Class CsvFormatDetector

java.lang.Object
com.univocity.parsers.csv.CsvFormatDetector
All Implemented Interfaces:
InputAnalysisProcess

public abstract class CsvFormatDetector extends Object implements InputAnalysisProcess
An InputAnalysisProcess to detect column delimiters, quotes and quote escapes in a CSV input.
  • Field Details

    • MAX_ROW_SAMPLES

      private final int MAX_ROW_SAMPLES
    • comment

      private final char comment
    • suggestedDelimiter

      private final char suggestedDelimiter
    • normalizedNewLine

      private final char normalizedNewLine
    • whitespaceRangeStart

      private final int whitespaceRangeStart
    • allowedDelimiters

      private char[] allowedDelimiters
    • delimiterPreference

      private char[] delimiterPreference
    • suggestedQuote

      private final char suggestedQuote
    • suggestedQuoteEscape

      private final char suggestedQuoteEscape
  • Constructor Details

    • CsvFormatDetector

      public CsvFormatDetector(int maxRowSamples, CsvParserSettings settings, int whitespaceRangeStart)
      Builds a new CsvFormatDetector
      Parameters:
      maxRowSamples - the number of row samples to collect before analyzing the statistics
      settings - the configuration provided by the user with potential defaults in case the detection is unable to discover the proper column delimiter or quote character.
      whitespaceRangeStart - starting range of characters considered to be whitespace.
  • Method Details

    • calculateTotals

      protected Map<Character,Integer> calculateTotals(List<Map<Character,Integer>> symbolsPerRow)
    • execute

      public void execute(char[] characters, int length)
      Description copied from interface: InputAnalysisProcess
      A sequence of characters of the input buffer to be analyzed.
      Specified by:
      execute in interface InputAnalysisProcess
      Parameters:
      characters - the input buffer
      length - the last character position loaded into the buffer.
    • pickDelimiter

      protected char pickDelimiter(Map<Character,Integer> sums, Map<Character,Integer> totals)
    • increment

      protected void increment(Map<Character,Integer> map, char symbol)
      Increments the number associated with a character in a map by 1
      Parameters:
      map - the map of characters and their numbers
      symbol - the character whose number should be increment
    • increment

      protected void increment(Map<Character,Integer> map, char symbol, int incrementSize)
      Increments the number associated with a character in a map
      Parameters:
      map - the map of characters and their numbers
      symbol - the character whose number should be increment
      incrementSize - the size of the increment
    • min

      protected char min(Map<Character,Integer> map, Map<Character,Integer> totals, char defaultChar)
      Returns the character with the lowest associated number.
      Parameters:
      map - the map of characters and their numbers
      defaultChar - the default character to return in case the map is empty
      Returns:
      the character with the lowest number associated.
    • max

      protected char max(Map<Character,Integer> map, Map<Character,Integer> totals, char defaultChar)
      Returns the character with the highest associated number.
      Parameters:
      map - the map of characters and their numbers
      defaultChar - the default character to return in case the map is empty
      Returns:
      the character with the highest number associated.
    • getChar

      protected char getChar(Map<Character,Integer> map, Map<Character,Integer> totals, char defaultChar, boolean min)
      Returns the character with the highest or lowest associated number.
      Parameters:
      map - the map of characters and their numbers
      defaultChar - the default character to return in case the map is empty
      min - a flag indicating whether to return the character associated with the lowest number in the map.
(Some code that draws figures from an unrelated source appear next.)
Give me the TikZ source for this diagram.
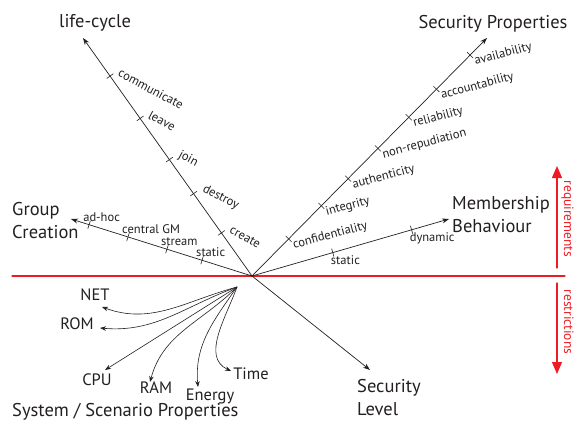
\documentclass[tikz,border=0pt]{standalone}
\usepackage{fontspec}
\setmainfont{PT Sans}
\usetikzlibrary{calc, positioning, arrows.meta}
\definecolor{ink}{RGB}{35,31,32}
\definecolor{reqred}{RGB}{237,28,36}

\begin{document}
\begin{tikzpicture}[x=1pt, y=1pt, line cap=round,
    axis/.style={draw=ink, line width=0.7pt, -{Stealth[length=7pt, width=5pt]}},
    prop/.style={draw=ink, line width=0.6pt, -{Stealth[length=6pt, width=4.5pt]}},
    tickmark/.style={draw=ink, line width=0.6pt},
    big/.style={text=ink, font=\fontsize{18.5}{23.5}\selectfont, align=left, inner sep=0pt},
    small/.style={text=ink, font=\fontsize{12.5}{14}\selectfont, inner sep=0pt},
    sys/.style={text=ink, font=\fontsize{16.5}{19}\selectfont, inner sep=0pt},
    redtext/.style={text=reqred, font=\fontsize{13.5}{15}\selectfont, inner sep=0pt, rotate=-90},
    redarrow/.style={draw=reqred, line width=1.3pt, -{Triangle[length=12pt, width=10pt]}}]
  \useasboundingbox (0,0) rectangle (575,421);

  % centre and axis ends
  \coordinate (c) at (252,145);
  \coordinate (lc) at (83,383);
  \coordinate (sp) at (487,383);
  \coordinate (gc) at (71,202);
  \coordinate (mb) at (449,202);
  \coordinate (sl) at (370,51);

  % requirements / restrictions border
  \coordinate (rl) at (12,145);
  \coordinate (rr) at (565,145);
  \draw[reqred, line width=1.3pt] (rl) -- (rr);
  \coordinate (reqfoot) at (557,153);
  \coordinate (reqtip) at (557,255);
  \coordinate (resfoot) at (557,138);
  \coordinate (restip) at (557,47);
  \draw[redarrow] (reqfoot) -- (reqtip);
  \draw[redarrow] (resfoot) -- (restip);
  \node[redtext, anchor=base] (req) at (564,202) {requirements};
  \node[redtext, anchor=base] (res) at (564,99) {restrictions};

  % life-cycle
  \draw[axis] (c) -- (lc);
  \node[big, anchor=base] (lcl) at (95,393) {life-cycle};
  \foreach \p/\txt [count=\i] in {0.84/communicate, 0.662/leave, 0.489/join, 0.346/destroy, 0.181/create} {
    \coordinate (t) at ($(c)!\p!(lc)$);
    \draw[tickmark] ($(t)!4pt!90:(lc)$) -- ($(t)!4pt!-90:(lc)$);
    \node[small, rotate=-28, anchor=south west] (lc\i) at ($(t)+(7,0)$) {\txt};
  }

  % security properties
  \draw[axis] (c) -- (sp);
  \node[big, anchor=base] (spl) at (493,392) {Security Properties};
  \foreach \p/\txt [count=\i] in {0.156/confidentiality, 0.295/integrity, 0.409/authenticity,
      0.536/non-repudiation, 0.667/reliability, 0.785/accountability, 0.928/availability} {
    \coordinate (t) at ($(c)!\p!(sp)$);
    \draw[tickmark] ($(t)!4pt!90:(sp)$) -- ($(t)!4pt!-90:(sp)$);
    \node[small, rotate=15, anchor=north west] (sp\i) at ($(t)+(3,-1)$) {\txt};
  }

  % group creation
  \draw[axis] (c) -- (gc);
  \node[big, anchor=north west] (gcl) at (12,219) {Group\\Creation};
  \foreach \p/\txt [count=\i] in {0.90/ad-hoc, 0.685/central GM, 0.47/stream, 0.276/static} {
    \coordinate (t) at ($(c)!\p!(gc)$);
    \draw[tickmark] ($(t)!4pt!90:(gc)$) -- ($(t)!4pt!-90:(gc)$);
    \node[small, anchor=south west] (gc\i) at ($(t)+(-6,3)$) {\txt};
  }

  % membership behaviour
  \draw[axis] (c) -- (mb);
  \node[big, anchor=north west] (mbl) at (452,225) {Membership\\Behaviour};
  \foreach \p/\txt [count=\i] in {0.41/static, 0.81/dynamic} {
    \coordinate (t) at ($(c)!\p!(mb)$);
    \draw[tickmark] ($(t)!4pt!90:(mb)$) -- ($(t)!4pt!-90:(mb)$);
    \node[small, anchor=north west] (mb\i) at ($(t)+(-2,-3)$) {\txt};
  }

  % security level
  \draw[axis] (c) -- (sl);
  \node[big, anchor=north west] (sll) at (357,42) {Security\\Level};

  % system / scenario properties
  \coordinate (o) at (237,134);
  \node[sys] (net) at (95,126) {NET};
  \node[sys] (rom) at (77,97) {ROM};
  \node[sys] (cpu) at (97,41) {CPU};
  \node[sys] (ram) at (156,33) {RAM};
  \node[sys, anchor=base] (energy) at (210,21) {Energy};
  \node[sys] (time) at (251,47) {Time};
  \coordinate (netend) at (102,114);
  \coordinate (romend) at (100,93);
  \coordinate (cpuend) at (105,51);
  \coordinate (ramend) at (150,39);
  \coordinate (energyend) at (198,34);
  \coordinate (timeend) at (231,50);
  \draw[prop] (o) to[out=195, in=-20] (netend);
  \draw[prop] (o) to[out=200, in=-5] (romend);
  \draw[prop] (o) -- (cpuend);
  \draw[prop] (o) to[out=225, in=75] (ramend);
  \draw[prop] (o) to[out=235, in=95] (energyend);
  \draw[prop] (o) to[out=250, in=155] (timeend);
  \node[big, anchor=base west] (ssp) at (12,5) {System / Scenario Properties};
\end{tikzpicture}
\end{document}
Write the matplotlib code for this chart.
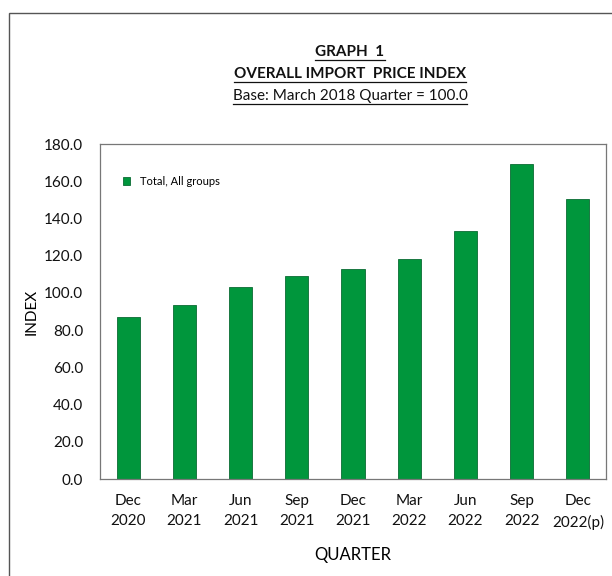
from matplotlib import pyplot as plt
from matplotlib.patches import Rectangle
from matplotlib.lines import Line2D
import numpy as np

plt.rcParams['font.family'] = ['Lato', 'DejaVu Sans']

# quarterly index values
quarters = ["Dec\n2020", "Mar\n2021", "Jun\n2021", "Sep\n2021", "Dec\n2021",
            "Mar\n2022", "Jun\n2022", "Sep\n2022", "Dec\n2022(p)"]
index_values = [87.2, 93.3, 103.0, 109.1, 112.7, 118.2, 133.3, 169.3, 150.5]
yticks = np.arange(0, 181, 20)

fig = plt.figure(figsize=(6.12, 5.76), dpi=100)
ax = fig.add_axes([0.1634, 0.1684, 0.8268, 0.5816])

x = np.arange(len(quarters))
ax.bar(x, index_values, width=0.41, color='#00963c', edgecolor='#0a6b33',
       linewidth=0.6, label='Total, All groups')

ax.set_xlim(-0.5, len(quarters) - 0.5)
ax.set_ylim(0, 180)
ax.set_yticks(yticks)
ax.set_yticklabels(["{:.1f}".format(v) for v in yticks])
ax.set_xticks(x)
ax.set_xticklabels(quarters, linespacing=1.55)
ax.tick_params(length=0, labelsize=11, colors='#111111')
ax.tick_params(axis='y', pad=12)
ax.tick_params(axis='x', pad=11)
for s in ax.spines.values():
    s.set_color('#777777')
    s.set_linewidth(0.9)

ax.set_ylabel("INDEX", fontsize=11, labelpad=4)
ax.set_xlabel("QUARTER", fontsize=12, labelpad=12)

ax.legend(loc='upper left', bbox_to_anchor=(0.025, 0.935), frameon=False,
          fontsize=8, handlelength=0.7, handleheight=0.7, handletextpad=0.9)

# titles with underline
titles = [("GRAPH  1", 'bold', 52), ("OVERALL IMPORT  PRICE INDEX", 'bold', 74),
          ("Base: March 2018 Quarter = 100.0", 'normal', 96)]
texts = []
for t, w, ypx in titles:
    texts.append(fig.text(350 / 612, 1 - ypx / 576, t, ha='center', va='center',
                          fontsize=11, fontweight=w, color='#111111'))

fig.canvas.draw()
r = fig.canvas.get_renderer()
for tx in texts:
    bb = tx.get_window_extent(renderer=r)
    yy = (bb.y0 - 1) / fig.bbox.height
    fig.add_artist(Line2D([bb.x0 / fig.bbox.width, bb.x1 / fig.bbox.width], [yy, yy],
                          color='#111111', linewidth=0.9))

# outer chart frame
fig.add_artist(Rectangle((9 / 612, -0.05), 1.0, 1 - 13 / 576 + 0.05,
                         transform=fig.transFigure, fill=False,
                         edgecolor='#555555', linewidth=1.0))

fig.savefig("out.png", dpi=100)
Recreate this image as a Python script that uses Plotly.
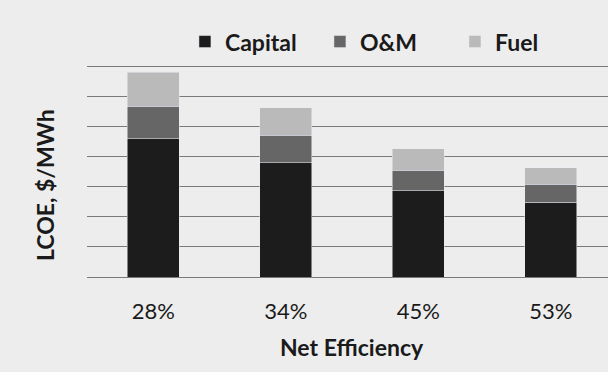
import plotly.graph_objects as go

# Levelized cost of electricity split by cost component, per net efficiency
efficiency = ["28%", "34%", "45%", "53%"]
capital = [45.9, 37.9, 28.6, 24.8]
om = [10.7, 9.1, 6.8, 6.0]
fuel = [11.4, 9.1, 7.2, 5.5]

FONT = "Lato"
TEXT = "#1a1a1a"

fig = go.Figure()
fig.add_trace(go.Bar(name="Capital", x=efficiency, y=capital, marker_color="#1c1c1c"))
fig.add_trace(go.Bar(name="O&M", x=efficiency, y=om, marker_color="#666666"))
fig.add_trace(go.Bar(name="Fuel", x=efficiency, y=fuel, marker_color="#bababa"))

fig.update_layout(
    width=608,
    height=372,
    barmode="stack",
    bargap=0.608,
    paper_bgcolor="#ededed",
    plot_bgcolor="#ededed",
    margin=dict(l=87, r=0, t=63, b=95),
    font=dict(family=FONT, color=TEXT, size=22),
    showlegend=True,
    legend=dict(
        orientation="h",
        x=0.188,
        xanchor="left",
        y=1.1,
        yanchor="middle",
        entrywidth=90,
        font=dict(family=FONT, size=23, weight="bold", color=TEXT),
        bgcolor="rgba(0,0,0,0)",
        traceorder="normal",
    ),
    xaxis=dict(
        type="category",
        range=[-0.5, 3.432],
        showgrid=False,
        showline=False,
        ticks="",
        ticklabelstandoff=19,
        tickfont=dict(family=FONT, size=22, color=TEXT),
    ),
    yaxis=dict(
        range=[0, 71],
        tickvals=[0, 10, 20, 30, 40, 50, 60, 70],
        showgrid=True,
        gridcolor="#7a7a7a",
        gridwidth=1.4,
        zeroline=True,
        zerolinecolor="#7a7a7a",
        zerolinewidth=1.4,
        showticklabels=False,
        ticks="",
    ),
    annotations=[
        dict(
            text="<b>Net Efficiency</b>",
            x=1.5, xref="x",
            y=-0.325, yref="paper",
            xanchor="center", yanchor="middle",
            showarrow=False,
            font=dict(family=FONT, size=23, color=TEXT),
        ),
        dict(
            text="<b>LCOE, $/MWh</b>",
            x=-0.0806, xref="paper",
            y=0.43, yref="paper",
            xanchor="center", yanchor="middle",
            textangle=-90,
            showarrow=False,
            font=dict(family=FONT, size=23, color=TEXT),
        ),
    ],
)

fig.write_html("out.html")
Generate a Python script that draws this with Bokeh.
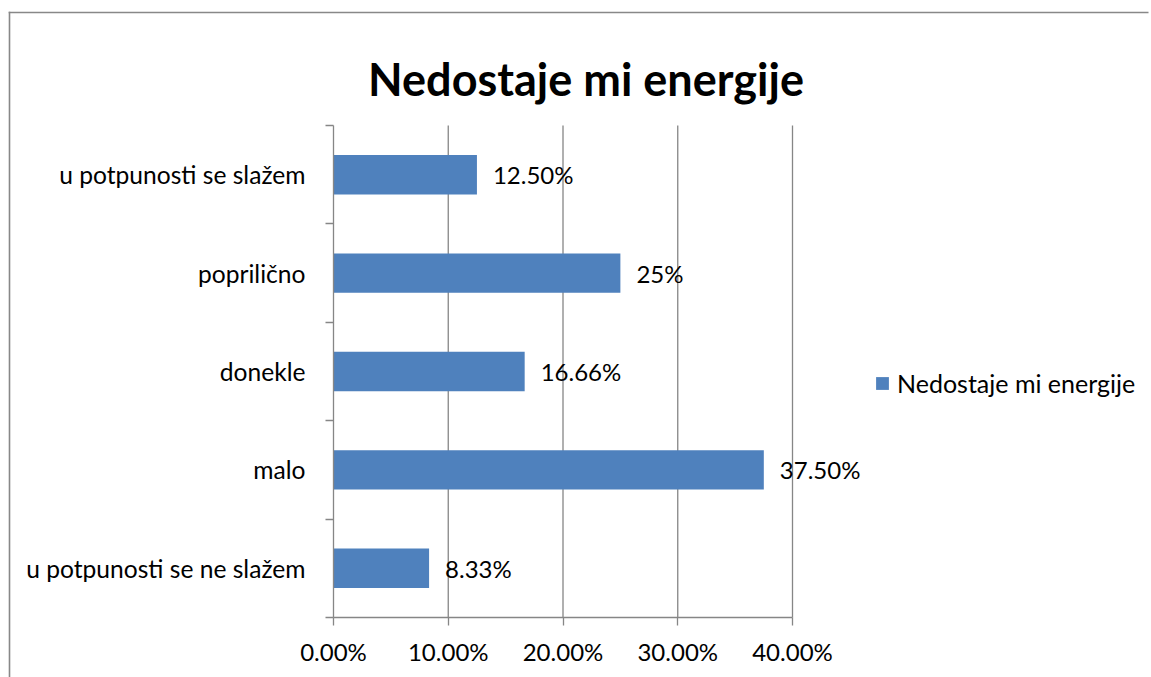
from bokeh.plotting import figure
from bokeh.models import (Range1d, FixedTicker, Label, Legend, LegendItem,
                          BoxAnnotation, ColumnDataSource, LabelSet)
from bokeh.core.properties import value
from bokeh.embed import file_html
from bokeh.resources import INLINE

categories = ["u potpunosti se ne slažem", "malo", "donekle", "popriličn" + "o", "u potpunosti se slažem"]
values = [8.33, 37.50, 16.66, 25.0, 12.50]
value_labels = ["8.33%", "37.50%", "16.66%", "25%", "12.50%"]
x_ticks = [0, 10, 20, 30, 40]
x_tick_labels = ["0.00%", "10.00%", "20.00%", "30.00%", "40.00%"]
title_text = "Nedostaje mi energije"
series_name = "Nedostaje mi energije"

FONT = "Lato"
GRAY = "#868686"
BAR = "#4F81BD"

W, H = 1151, 677
# frame covers the whole canvas; axes are pinned at data zero
PX_X = (792 - 333) / 40.0
PX_Y = (617 - 125) / 5.0
x_range = Range1d(-333 / PX_X, (W - 333) / PX_X)
y_range = Range1d(-(H - 617) / PX_Y, 617 / PX_Y)

p = figure(width=W, height=H, output_backend="svg", toolbar_location=None,
           x_range=x_range, y_range=y_range, min_border=0)
p.outline_line_color = None
p.background_fill_color = "white"
p.border_fill_color = "white"
p.grid.visible = False

ypos = [i + 0.5 for i in range(len(categories))]
src = ColumnDataSource(dict(y=ypos, v=values, lab=value_labels, cat=categories))

# vertical grid lines
grid_x = x_ticks[1:]
p.segment(x0=grid_x, x1=grid_x, y0=[0] * len(grid_x), y1=[len(categories)] * len(grid_x),
          line_color=GRAY, line_width=1.3)

r = p.hbar(y="y", right="v", left=0, height=0.4, source=src, fill_color=BAR, line_color=None)

labels = LabelSet(x="v", y="y", text="lab", source=src, x_offset=16, text_baseline="middle",
                  text_align="left", text_font=value(FONT), text_font_size="24px", text_color="#000000")
p.add_layout(labels)

# x axis
xa = p.xaxis[0]
xa.fixed_location = 0
xa.bounds = (0, 40)
xa.ticker = FixedTicker(ticks=x_ticks)
xa.major_label_overrides = {t: l for t, l in zip(x_ticks, x_tick_labels)}
xa.axis_line_color = GRAY
xa.axis_line_width = 1.3
xa.major_tick_line_color = GRAY
xa.major_tick_line_width = 1.3
xa.major_tick_in = 0
xa.major_tick_out = 8
xa.minor_tick_line_color = None
xa.major_label_standoff = 11
xa.major_label_text_font = FONT
xa.major_label_text_font_size = "24px"
xa.major_label_text_color = "#000000"

# y axis
ya = p.yaxis[0]
ya.fixed_location = 0
ya.bounds = (0, len(categories))
ya.ticker = FixedTicker(ticks=ypos, minor_ticks=list(range(len(categories) + 1)))
ya.major_label_overrides = {y: c for y, c in zip(ypos, categories)}
ya.axis_line_color = GRAY
ya.axis_line_width = 1.3
ya.major_tick_line_color = None
ya.major_tick_in = 0
ya.major_tick_out = 0
ya.minor_tick_line_color = GRAY
ya.minor_tick_line_width = 1.3
ya.minor_tick_in = 0
ya.minor_tick_out = 8
ya.major_label_standoff = 20
ya.major_label_text_font = FONT
ya.major_label_text_font_size = "24.6px"
ya.major_label_text_color = "#000000"

# title
p.add_layout(Label(x=585.5, y=78, x_units="canvas", y_units="canvas", text=title_text,
                   text_align="center", text_baseline="alphabetic", text_font=FONT,
                   text_font_size="45px", text_font_style="bold", text_color="#000000"))

# legend
legend = Legend(items=[LegendItem(label=series_name, renderers=[r])], location=(874, 677 - 398),
                glyph_width=16, glyph_height=16, label_height=16, padding=0, margin=0,
                label_text_font=FONT, label_text_font_size="25px", label_standoff=7,
                label_text_color="#000000",
                border_line_color=None, background_fill_alpha=0)
p.add_layout(legend, "center")

# outer chart border (left and top edges only; right/bottom lie outside the window)
CU = dict(left_units="canvas", right_units="canvas", top_units="canvas", bottom_units="canvas")
p.add_layout(BoxAnnotation(left=8.2, right=9.8, top=11.2, bottom=H, fill_color="#888888",
                           fill_alpha=1.0, line_color=None, line_alpha=0, **CU))
p.add_layout(BoxAnnotation(left=8.2, right=W - 3, top=11.2, bottom=12.8, fill_color="#888888",
                           fill_alpha=1.0, line_color=None, line_alpha=0, **CU))

open("out.html", "w").write(file_html(p, INLINE))
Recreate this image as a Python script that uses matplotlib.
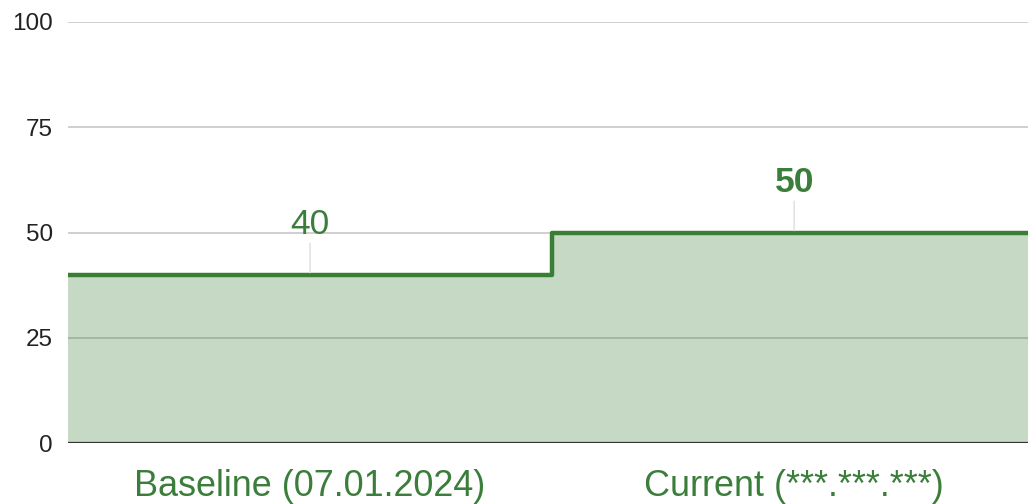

If false then the character associated with the highest number found will be returned.
      Returns:
      the character with the highest/lowest number associated.
    • isSymbol

      protected boolean isSymbol(char ch)
    • isAllowedDelimiter

      protected boolean isAllowedDelimiter(char ch)
    • apply

      protected abstract void apply(char delimiter, char quote, char quoteEscape)
      Applies the discovered CSV format elements to the CsvParser
      Parameters:
      delimiter - the discovered delimiter character
      quote - the discovered quote character
      quoteEscape - the discovered quote escape character.